Names, and opening our eyes

Here's the d'var Torah I gave this morning at Congregation Beth Israel. (Originally posted at the From the Rabbi blog.)


In this week's Torah portion we re-enter one of my favorite stories, and one of the deepest stories, about Moshe Rabbenu, our teacher Moses. It is also, I believe, a story about each of us.

Moshe is tending sheep in the wilderness when something remarkable happens. An angel of God appears to Moshe in the midst of a burning bush.

According to the late 13th century Kabbalist Bachya ben Asher, there's a process here of opening of awareness. Moses first sees a bush, then he sees that it's on fire, then he sees that it's not consumed. He's really looking at what's there -- not just filling in the blanks of what he expects to see, which is the way most of us see things most of the time. Moshe, though: he looks deeper into the bush which burns, and then he's able to hear the voice of God.

Take off your shoes, God tells Moshe -- the Torah tells us -- for you stand on holy ground. In the Hasidic understanding, this isn't a literal instruction about footwear so much as an instruction about removing whatever impediments are keeping us from encountering holiness. Remove your habitual ways of seeing so that you can witness the miracle before your eyes. Remove whatever is keeping you distant from God.

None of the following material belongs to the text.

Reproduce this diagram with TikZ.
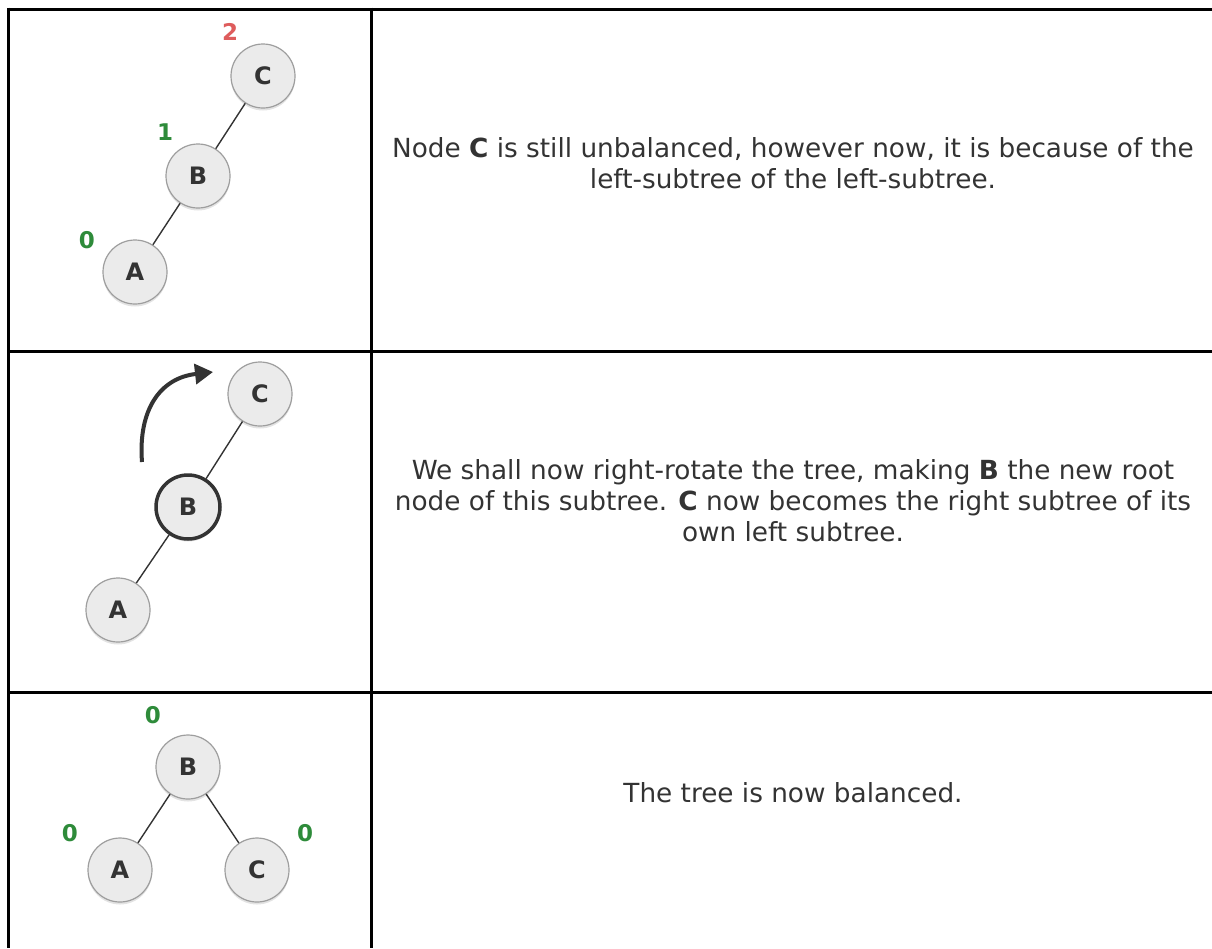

This is going to sound like a digression, but I promise you it isn't. Every morning, in the blessings for the miracles of each day, we say the blessing Baruch atah adonai, eloheinu melech ha'olam, poke'ach ivrim -- Blessed are You, Adonai, who opens the eyes of the blind. And then later, we say Baruch atah adonai, eloheinu melech ha'olam, ha-mevir shena m'einai u'tnumah me-afapai -- who removes sleep from my eyes and slumber from my eyelids.

Why, the sages ask, do we bless God Who opens our eyes and only afterward bless God Who removes sleep from our eyes and slumber from our eyelids? Shouldn't it be the other way around? And our sages answer: it's because falling asleep can always happen. And waking, too. The film that covers our eyes -- sometimes we're not even aware that it's there. This isn't, in other words, about literal sleep or literal blindness.

Moshe looks at the burning bush and he sees that it's a miracle because his eyes are truly open. We, too, stand in front of the burning bush. It still burns. It's up to us to practice opening our eyes, on every level, so that we can see all of the miracles which are right in front of us. So often, we go through our days spiritually asleep: our eyes may be open, but we're so caught up in our anxieties or frustrations or distractions that we don't notice God's fire right in front of us.

At the bush, Moshe says: You're giving me a mission, but who shall I say sent me? And God says, tell them that you were sent by the God of your ancestors; tell them that Ehyeh Asher Ehyeh sent you.

Many of you know that the Tetragrammaton, the Name of God which we can spell but not pronounce -- Yud / Heh / Vav / Heh -- is often understood as a mysterious form of the Hebrew verb "to be." It seems to mean something like Was and Is and Will Be, all at the same time. And sure enough, God's name here is given as Ehyeh Asher Ehyeh, I Am Becoming What I Am Becoming. God says, tell them that I Who Am Becoming sent you.

We are made in the divine image. Like God, we are always becoming. And we don't know who we will become. In Stanley Kunitz's words, in his beautiful poem The Layers:

Though I lack the art
to decipher it,
no doubt the next chapter
in my book of transformations
is already written.
I am not done with my changes.

The fact that we are always changing is part of what makes us like God. God isn't static, unchanging, always the same. On the contrary -- God is constant transformation. God is the force for transformation in our lives.

An invitation. To notice the miracles around us. To notice the bush as it still burns on. To remove whatever stands in the way of our encounter with God. To remember that, like God, we are always becoming -- and like Moshe, we are always confronted with radical new possibilities, if only we will open our eyes.